The Hatch-Waxman Act
The Drug Price Competition and Patent Term Restoration Act of 1984 is commonly referred to as the Hatch-Waxman Act. This Act aimed to provide a better balance between providing an incentive for drug innovators to spend the significant resources required to develop a new drug product and encouraging and facilitating generics to come into the market more quickly. After the Hatch-Waxman Act, the number and rate of generics coming into the market increased dramatically compared to the early 1980s. Key provisions of the Hatch-Waxman Act include:
- ANDA – “Easier” process for FDA approval of generic drugs.
- Orange Book – NDA sponsors to identify patents it believes cover its drug, which the FDA lists in the Orange Book. However, not all types of claims are Orange Book-listable.
- Patent Certification/Paragraph IV Litigation – For each patent listed in the Orange Book (for the drug to which the ANDA is directed), the ANDA applicant must make one of four “certifications” that: (I) the patent information has not been submitted for listing in the Orange Book; or (II) the patent has expired; or (III) the patent will expire on a given date; or (IV) the patent is invalid or will not be infringed by the manufacture, use, or sale of the new drug.
35 U.S.C. § 271(e)(2) provides that submission of an ANDA is itself (without marketing or sale) considered an act of infringement.
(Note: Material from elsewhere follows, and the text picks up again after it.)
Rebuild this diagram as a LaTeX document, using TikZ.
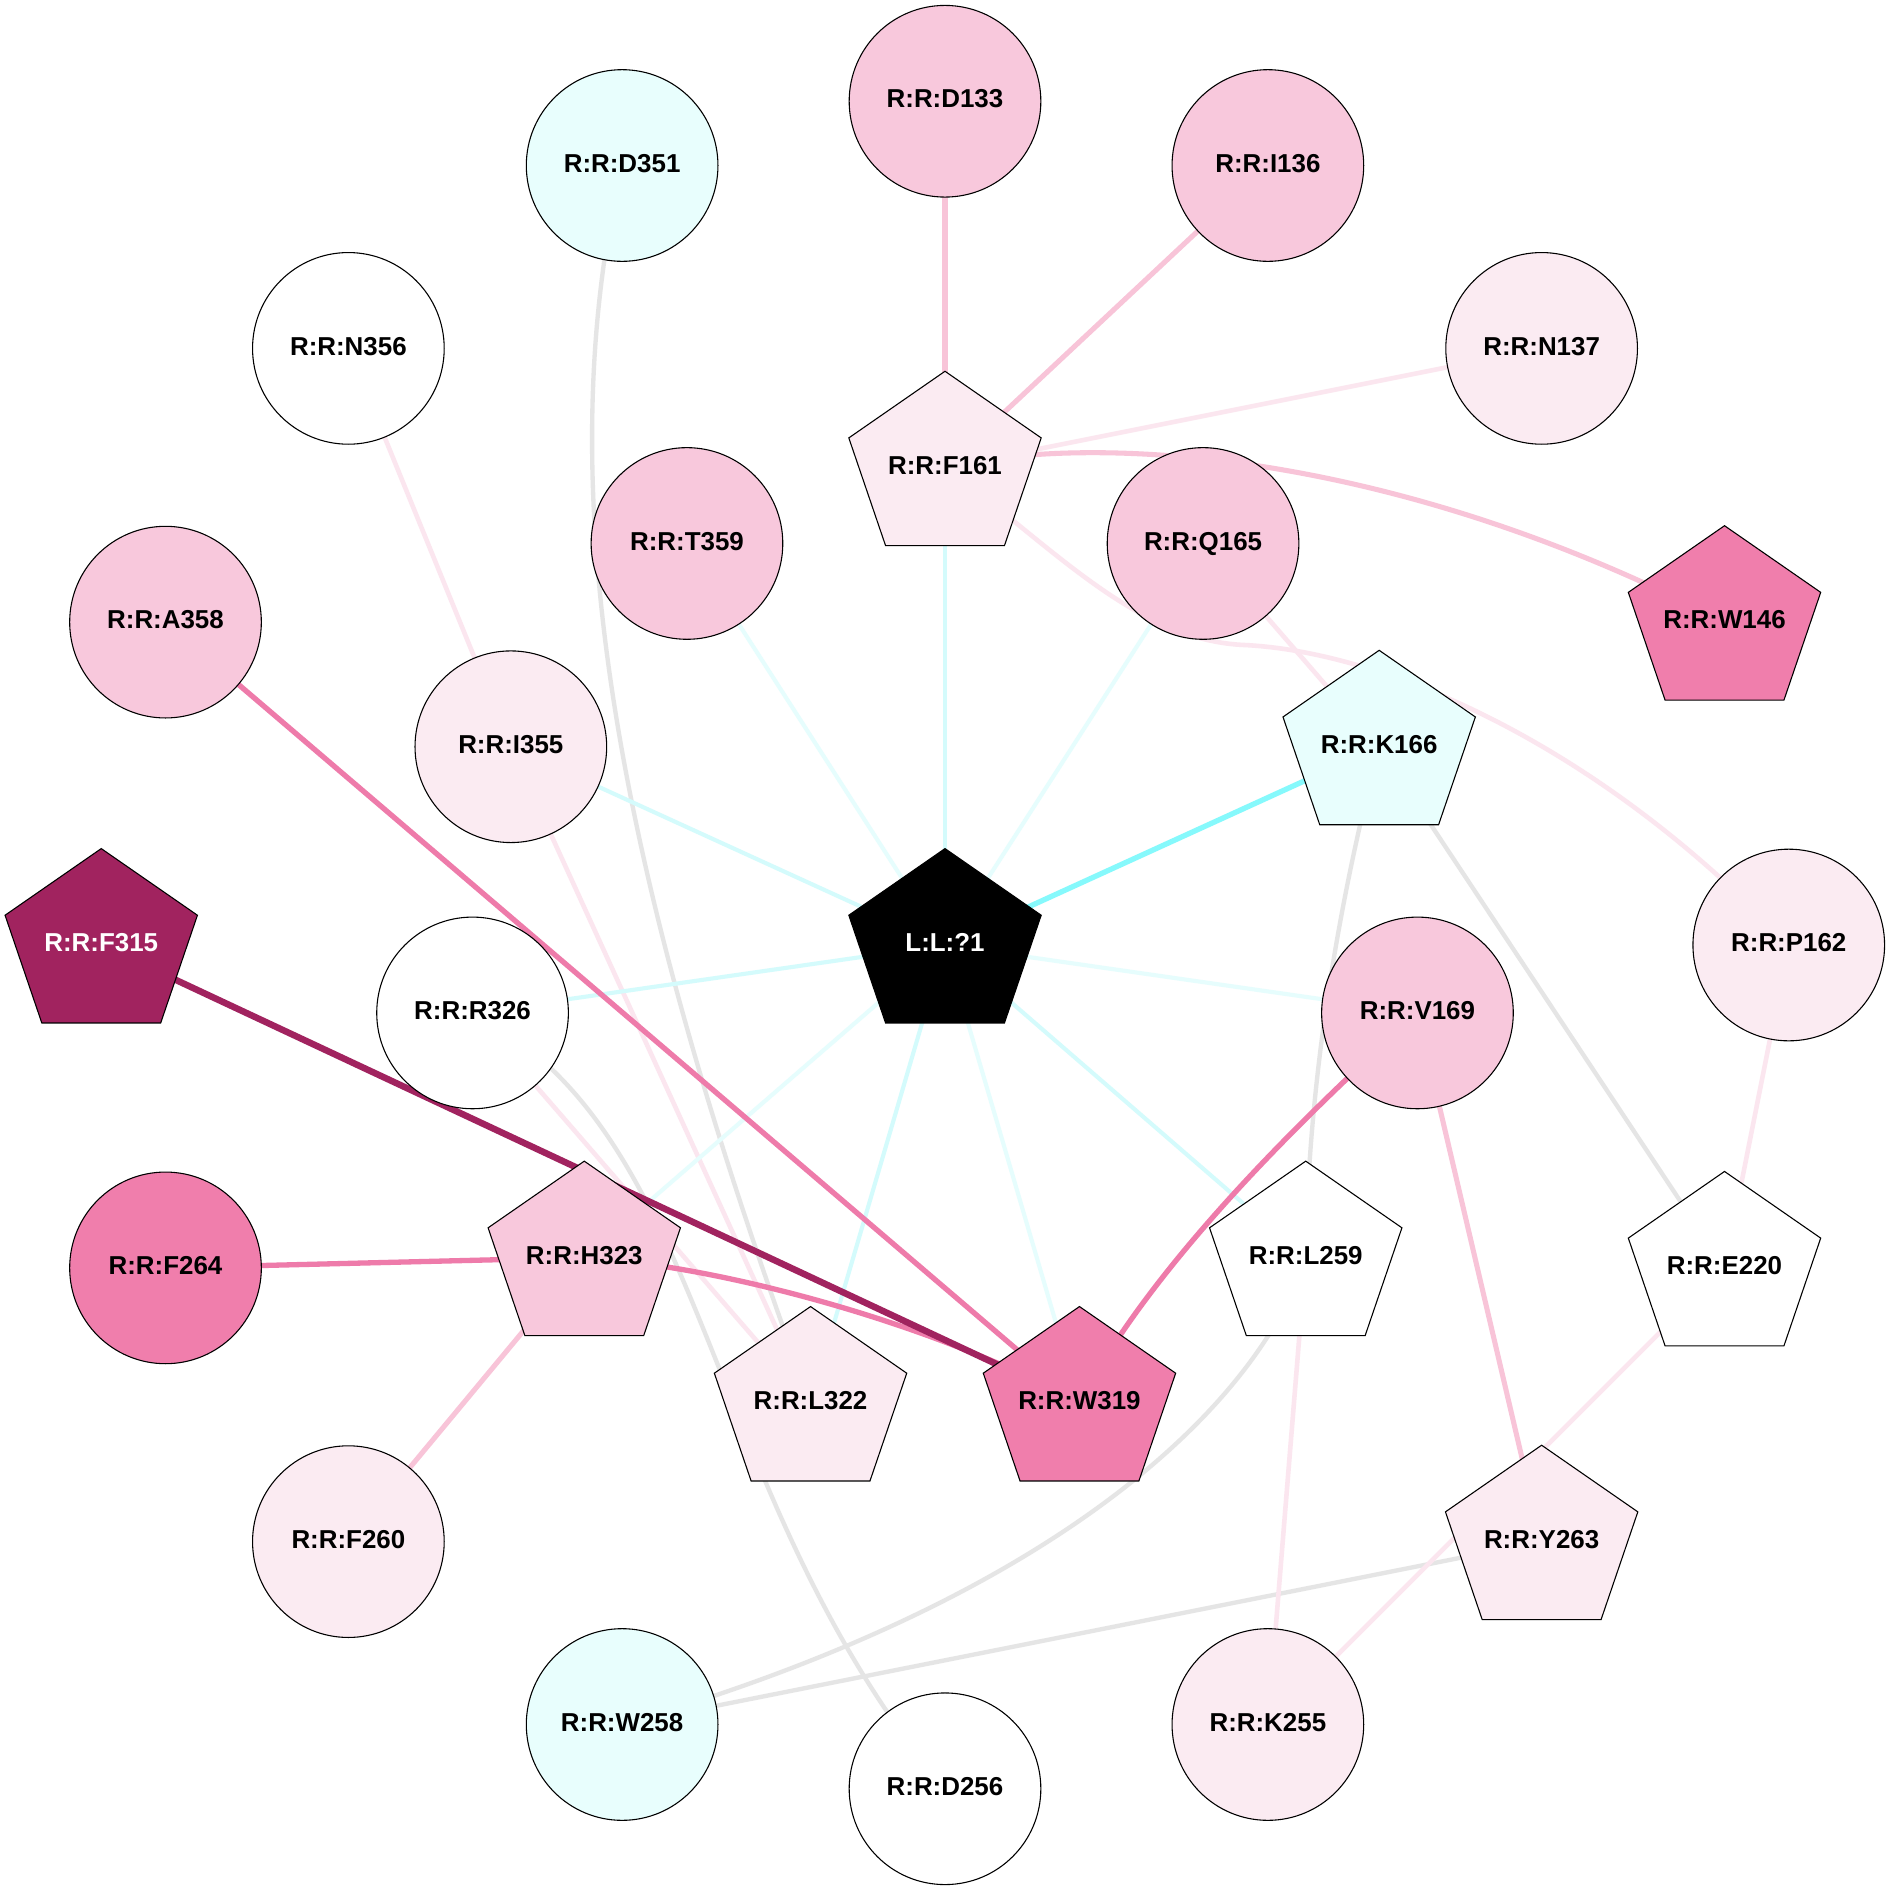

A paragraph IV certification by the ANDA applicant triggers the Hatch-Waxman Act’s statutory scheme for resolving patent disputes involving a complicated approval window. Of note is the automatic 30-month stay of FDA approval of ANDAs following a generic manufacturer’s paragraph IV certification and the institution of a patent infringement action that seeks to resolve the dispute before the generic products enter the market.
Therefore, obtaining Orange Book-listable claims, and listing of patents in the Orange Book are important, as a paragraph I certification can lead to immediate approval of ANDA. Further, often the Orange Book listing forces an ANDA applicant to make a paragraph IV certification that triggers a 30-month automatic injunction of FDA’s ANDA approval, thereby effectively lengthening the period of exclusion for the invention.
- Exclusivity provisions –Non-patent FDA exclusivities commonly referred to as data or market exclusivities prohibit the submission or FDA approval of an ANDA for a given amount of time. Included are NCE, OSC, ODE and PED exclusivities. Also provided is a 180-Day generic drug exclusivity for the first Paragraph IV filer(s).
- PTE – Additional patent term given to compensate for commercialization delays due to premarket regulatory review.
- Safe Harbor – Immunity from a patent infringement suit where the use of the patented invention is testing for the purpose of securing regulatory approval from the FDA.
Biosimilars
Biological products are generally large, complex molecules, which may be produced through biotechnology in a living system, such as a microorganism, plant cell, or animal cell, and are often more difficult to characterize than small molecule drugs. The nature of biological products, including the inherent variations that can result from the manufacturing process, can present challenges in characterizing and manufacturing these products that often do not exist in the development of small molecule drugs. In view of this difference, approval pathway for follow-on products that are “biosimilar” to or “interchangeable” with previously licensed reference biological products, are different from that of drug products based on small molecules discussed above and are not covered in this post.